The UK Space Agency and the National Nuclear Laboratory (NNL) are to collaborate on the world’s first space battery powered by Americium-241. This work, commissioned and funded by the UK Space Agency from NNL, will be delivered in a new £19 million laboratory in Cumbria equipped with next-generation equipment and technology. It will deliver a sovereign supply of fuel for space batteries in the context of a global shortage, enabling the UK and its partners to pursue new space science and exploration missions.

The plan is to make the world’s first space battery powered by Americium-241, a manmade radioactive metal or radioisotope produced from plutonium and with similar properties.
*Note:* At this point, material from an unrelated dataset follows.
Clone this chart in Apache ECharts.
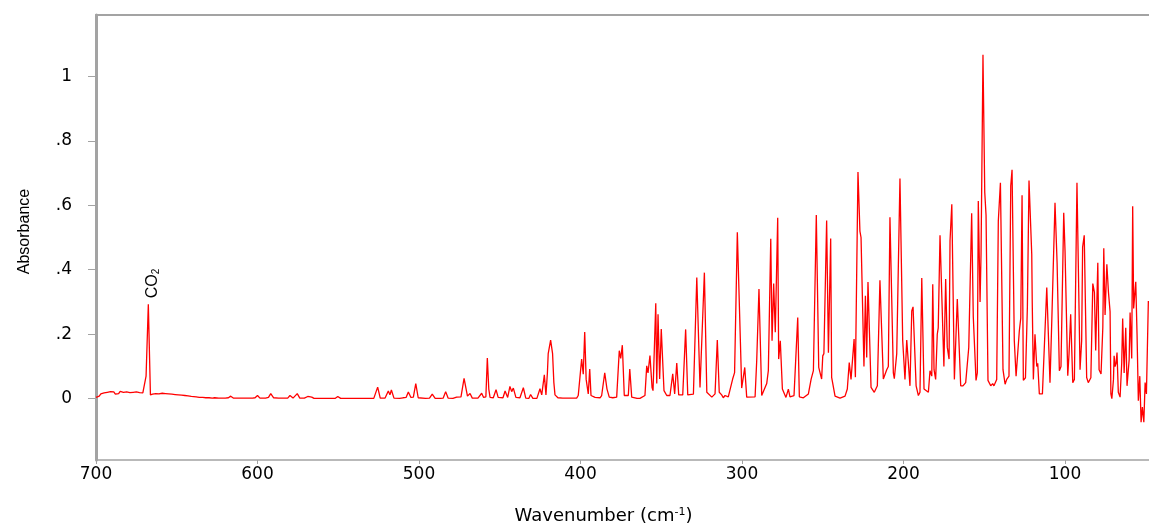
<!DOCTYPE html>
<html><head><meta charset="utf-8">
<script src="https://cdn.jsdelivr.net/npm/echarts@6/dist/echarts.min.js"></script>
<style>html,body{margin:0;padding:0;background:#fff}#c{width:1149px;height:525px}</style>
</head><body><div id="c"></div>
<script>
// [wavenumber (cm-1), absorbance]
const segCO2Region = [[700,0.004],[699,0.010],[698,0.008],[697,0.015],[696,0.011],[695,0.018],[694,0.013],[693,0.020],[692,0.016],[691,0.022],[690,0.017],[689,0.021],[688,0.014],[687,0.019],[686,0.016],[685,0.023],[684,0.017],[683,0.020],[682,0.015],[681,0.021],[680,0.016],[679,0.019],[678,0.013],[677,0.020],[676,0.017],[675,0.021],[674,0.015],[673,0.019],[672,0.016],[671,0.018],[670,0.017],[669,0.07],[667.6,0.293],[666.3,0.012],[665,0.014],[664,0.011],[663,0.016],[662,0.013],[661,0.015],[660,0.012],[659,0.017],[658,0.014],[657,0.016],[656,0.013],[655,0.015],[654,0.011],[653,0.014],[652,0.012],[651,0.013],[650,0.010],[649,0.012],[648,0.009],[647,0.011],[646,0.008],[645,0.010],[644,0.007],[643,0.009],[642,0.006],[641,0.007],[640,0.005],[638,0.006],[636,0.004],[634,0.004],[632,0.003],[630,0.003],[628,0.002],[626.5,0.003],[625.3,0.006],[624,0.002],[622,0.002],[620,0.002],[618,0.003],[616.6,0.008],[615,0.002],[612,0.002],[609,0.002],[606,0.002],[603,0.002],[601.5,0.003],[600,0.010],[598.5,0.002],[595,0.002],[593.2,0.004],[591.8,0.016],[590,0.003],[587,0.002],[585.5,0.002],[584.4,0.005],[583,0.002],[581.3,0.002],[579.9,0.010],[578,0.002],[576.8,0.003],[575.4,0.016],[573.8,0.002],[571,0.002],[568.9,0.007],[567.8,0.002],[566.4,0.005],[565,0.001],[560,0.001],[555,0.001],[552,0.001],[550.3,0.007],[548.5,0.001],[547,0.001],[545.8,0.004],[544.5,0.001],[540,0.001]];

const segMid = [[537,0.001],[535.9,0.004],[534.5,0.001],[528,0.001],[527,0.003],[525.6,0.036],[524,0.002],[521,0.002],[520,0.008],[519,0.024],[518,0.012],[517.1,0.027],[515.5,0.002],[512,0.001],[509.9,0.003],[508,0.004],[506.6,0.021],[505,0.004],[503.5,0.005],[502,0.047],[500.5,0.003],[496,0.001],[493.5,0.002],[491.8,0.014],[490,0.001],[487,0.001],[485.9,0.005],[485,0.002],[483.5,0.022],[482,0.002],[479,0.001],[476.7,0.005],[475.5,0.002],[474,0.006],[472.1,0.063],[470,0.008],[468.4,0.016],[467,0.002],[465.3,0.002],[463.5,0.002],[462.3,0.006],[461.2,0.017],[460,0.004],[458.6,0.006],[457.7,0.126],[456.8,0.03],[456,0.004],[454,0.003],[452.3,0.028],[451,0.004],[449.8,0.002],[448,0.003],[446.7,0.024],[445.1,0.004],[443.7,0.038],[442.6,0.022],[441.6,0.033],[440,0.004],[437.5,0.003],[435.4,0.034],[433.9,0.002],[432,0.001],[430.9,0.013],[429.5,0.001],[427,0.001],[425.1,0.031],[424,0.012],[422.4,0.074],[421.4,0.012],[420.5,0.08],[420,0.14],[418.5,0.182],[417.3,0.14],[416.5,0.05],[415.8,0.012],[414,0.003],[411,0.002],[408,0.002],[405,0.002],[402.4,0.002]];

const segHigh = [[401.4,0.010],[399.3,0.123],[398.3,0.076],[397.4,0.207],[396.5,0.06],[395.2,0.015],[394.3,0.092],[393.5,0.010],[391,0.004],[387.9,0.003],[386.9,0.010],[385,0.08],[383.6,0.03],[382.2,0.005],[380,0.003],[377.6,0.005],[376,0.149],[375.1,0.125],[374.1,0.166],[372.9,0.010],[370.4,0.010],[369.5,0.092],[368.3,0.005],[365,0.001],[363.2,0.001],[360.1,0.010],[359,0.102],[358.2,0.080],[357,0.134],[355.7,0.035],[355.1,0.025],[353.4,0.296],[352.8,0.047],[352,0.262],[351,0.061],[350,0.216],[348.3,0.025],[346.6,0.010],[344.6,0.010],[342.9,0.077],[341.7,0.015],[340.4,0.111],[339.2,0.012],[336.7,0.012],[334.9,0.215],[333.6,0.012],[330.1,0.014],[328,0.376],[326,0.035],[325,0.04],[323.3,0.391],[321.8,0.02],[318.7,0.005],[316.7,0.015],[315.3,0.182],[314.1,0.02],[312.6,0.012],[311.6,0.003],[310.5,0.010],[308.5,0.006],[305.8,0.061],[304.6,0.081],[302.9,0.516],[300.2,0.033],[299.2,0.035],[298.3,0.097],[297.1,0.005],[291.9,0.006],[290.9,0.118],[289.5,0.34],[287.8,0.01],[284.7,0.047],[283.7,0.087],[282.2,0.496],[281.4,0.18],[280.4,0.357],[279.4,0.206],[278.8,0.20],[277.9,0.561],[277.3,0.123],[276.3,0.18],[275,0.03],[272.8,0.004],[271.3,0.03],[270.3,0.006],[267.8,0.01],[265.5,0.252],[264.5,0.006],[262,0.003],[258.9,0.015],[257.2,0.061],[255.8,0.087],[254,0.57],[252.5,0.097],[250.7,0.061],[250,0.133]];

const segFar = [[249.3,0.14],[247.6,0.553],[246.5,0.143],[245.1,0.497],[244.5,0.066],[242.4,0.008],[239.3,0.002],[236.2,0.008],[234.8,0.03],[233.6,0.112],[232.5,0.06],[230.6,0.185],[229.8,0.067],[228.2,0.703],[227,0.52],[226.3,0.5],[224.5,0.10],[223.6,0.319],[222.8,0.128],[222,0.362],[220.1,0.035],[218.1,0.02],[216.2,0.04],[214.6,0.367],[212.5,0.061],[210.4,0.09],[209.4,0.10],[208.4,0.563],[206.3,0.08],[205.7,0.062],[204.2,0.14],[202.2,0.683],[200.5,0.18],[199.1,0.06],[198,0.182],[197,0.18],[196,0.04],[194.9,0.272],[194.1,0.285],[192.2,0.04],[190.8,0.01],[189.8,0.02],[188.7,0.374],[187.3,0.03],[184.6,0.02],[183.6,0.087],[182.5,0.07],[181.9,0.355],[181.1,0.09],[180.1,0.06],[179.1,0.2],[178.5,0.22],[177.4,0.507],[175,0.1],[173.9,0.371],[172.9,0.16],[171.8,0.123],[171.2,0.49],[170.1,0.603],[168.5,0.06],[166.7,0.309],[164.6,0.04],[163.2,0.04],[161.5,0.05],[159.6,0.159],[157.8,0.575],[156.8,0.254],[155.9,0.25],[155.1,0.057],[154.3,0.08],[153.7,0.613],[152.6,0.3],[152,0.448],[150.8,1.067],[149.7,0.64],[148.9,0.57],[147.7,0.057],[146,0.04],[144.8,0.047],[144,0.04],[142.3,0.06],[141.3,0.551],[140,0.67],[138.4,0.09],[137.1,0.045],[136.1,0.06],[134.7,0.07],[133.6,0.66],[132.8,0.71],[131.4,0.18],[130.3,0.07],[129.3,0.076],[128.3,0.21],[127.4,0.25],[126.6,0.631],[125.8,0.057],[124.5,0.065],[123.3,0.285],[122.3,0.677],[120.6,0.448],[120.3,0.3],[119.6,0.06],[118.6,0.2],[117.5,0.10],[116.9,0.11],[115.9,0.015],[114,0.015],[112.8,0.02],[111.3,0.345],[109.3,0.05],[108.2,0.24],[107.3,0.24],[106.2,0.608],[104.9,0.42],[103.5,0.087],[102.5,0.1],[100.8,0.577],[100,0.46],[98.3,0.071],[97.5,0.14],[96.5,0.262],[95.2,0.05],[94.2,0.06],[92.6,0.67],[90.7,0.09],[89.7,0.18],[89.1,0.47],[88.1,0.507],[86.6,0.066],[85.6,0.05],[84.6,0.045],[84,0.065],[82.8,0.357],[81.8,0.33],[81,0.15],[79.7,0.422],[78.9,0.09],[77.7,0.077],[76.6,0.22],[76,0.467],[75.2,0.26],[74.1,0.417],[73.1,0.33],[72.1,0.27],[71.6,0.015],[71,0.0],[70,0.06],[69.6,0.133],[69,0.1],[68.4,0.11],[67.8,0.143],[67,0.02],[65.9,0.005],[64.9,0.11],[64.3,0.249],[63.4,0.08],[62.4,0.22],[61.6,0.04],[60.3,0.12],[59.7,0.267],[58.7,0.125],[58.1,0.597],[57.5,0.28],[56.2,0.363],[55.4,0.2],[54.6,-0.006],[53.7,0.07],[52.9,-0.073],[52.1,-0.026],[51.2,-0.073],[50.4,0.05],[49.6,0.015],[48.4,0.303]];

const xTicks = [700, 600, 500, 400, 300, 200, 100];
const yTicks = [0, 0.2, 0.4, 0.6, 0.8, 1];
const co2Peak = [667.6, 0.293];

const spectrum = segCO2Region.concat(segMid, segHigh, segFar);
const axisGray = '#a3a3a3';

const chart = echarts.init(document.getElementById('c'), null, {renderer: 'canvas'});
chart.setOption({
  animation: false,
  backgroundColor: '#ffffff',
  grid: {left: 96, right: 0, top: 15, bottom: 65, containLabel: false, outerBoundsMode: 'none'},
  xAxis: [{
    type: 'value', min: 48, max: 700, inverse: true, position: 'bottom',
    axisLine: {onZero: false, lineStyle: {color: axisGray, width: 1.5}},
    axisTick: {customValues: xTicks, length: 4, lineStyle: {color: axisGray, width: 1}},
    axisLabel: {customValues: xTicks, margin: 6, fontSize: 17, color: '#000', fontFamily: 'DejaVu Sans',
      formatter: v => String(Math.round(v))},
    splitLine: {show: false},
    name: 'Wavenumber (cm{sup|-1})', nameLocation: 'middle', nameGap: 47,
    nameTextStyle: {fontSize: 18, color: '#000', fontFamily: 'DejaVu Sans', padding: [0, 38, 0, 0],
      rich: {sup: {fontSize: 11, fontFamily: 'DejaVu Sans', color: '#000', padding: [0, 0, 8, 0]}}}
  }, {
    type: 'value', min: 48, max: 700, inverse: true, position: 'top',
    axisLine: {show: true, onZero: false, lineStyle: {color: axisGray, width: 2}},
    axisTick: {show: false}, axisLabel: {show: false}, splitLine: {show: false}
  }],
  yAxis: {
    type: 'value', min: -0.19, max: 1.19,
    axisLine: {show: true, onZero: false, lineStyle: {color: axisGray, width: 3}},
    axisTick: {customValues: yTicks, length: 8, lineStyle: {color: axisGray, width: 1}},
    axisLabel: {customValues: yTicks, margin: 24, fontSize: 17, color: '#000', fontFamily: 'DejaVu Sans',
      formatter: v => { if (Math.abs(v) < 1e-9) return '0'; if (Math.abs(v - 1) < 1e-9) return '1'; return '.' + Math.round(v * 10); }},
    splitLine: {show: false},
    name: 'Absorbance', nameLocation: 'middle', nameGap: 63,
    nameTextStyle: {fontSize: 16, color: '#000', fontFamily: 'Liberation Sans', padding: [0, 0, 0, 12]}
  },
  series: [{
    type: 'line', xAxisIndex: 0, yAxisIndex: 0, data: spectrum,
    showSymbol: false, symbol: 'none', lineStyle: {color: '#ff0000', width: 1.3}, z: 3
  }]
});

const p = chart.convertToPixel({xAxisIndex: 0, yAxisIndex: 0}, co2Peak);
chart.setOption({
  graphic: [{
    type: 'text', x: p[0] + 4, y: p[1] - 6, rotation: Math.PI / 2,
    style: {
      text: 'CO{s|2}', fontSize: 16, fontFamily: 'Liberation Sans', fill: '#000',
      align: 'left', verticalAlign: 'middle',
      rich: {s: {fontSize: 10, fontFamily: 'Liberation Sans', fill: '#000', padding: [7, 0, 0, 0]}}
    }
  }]
});
</script>
</body></html>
Researchers at the Sellafield nuclear site in Cumbria found that Am-241, which is produced by the radioactive decay of used fuel from nuclear reactors, could be used as an alternative for the batteries known as radioisotope power systems (RPSs).

Previous RPSs have all been powered by Plutonium-238, which is only made in the US and Russia, so these plans have been accelerated following the discovery that Americium-241 could be used as an alternative.

Atomic space batteries, or radioisotope power systems (RPSs), generate heat when radioactivity decays. Heat can be directly used to keep a spacecraft from freezing and can also be turned into energy to run the equipment inside. The UK Space Agency explains that the batteries continue to function for decades without requiring repair.

“This innovative method of creating Americium to power space missions will allow us not only to sustain exploration of the Moon and Mars for longer periods but to venture further into space than ever before,” said UK Space Agency chief Dr. Paul Bate.

Supporting the National Nuclear Laboratory’s expansion will make the UK the only country in the world capable of producing this viable alternative to Plutonium, reducing the global space community’s reliance on limited supplies, which are increasingly difficult and costly to obtain.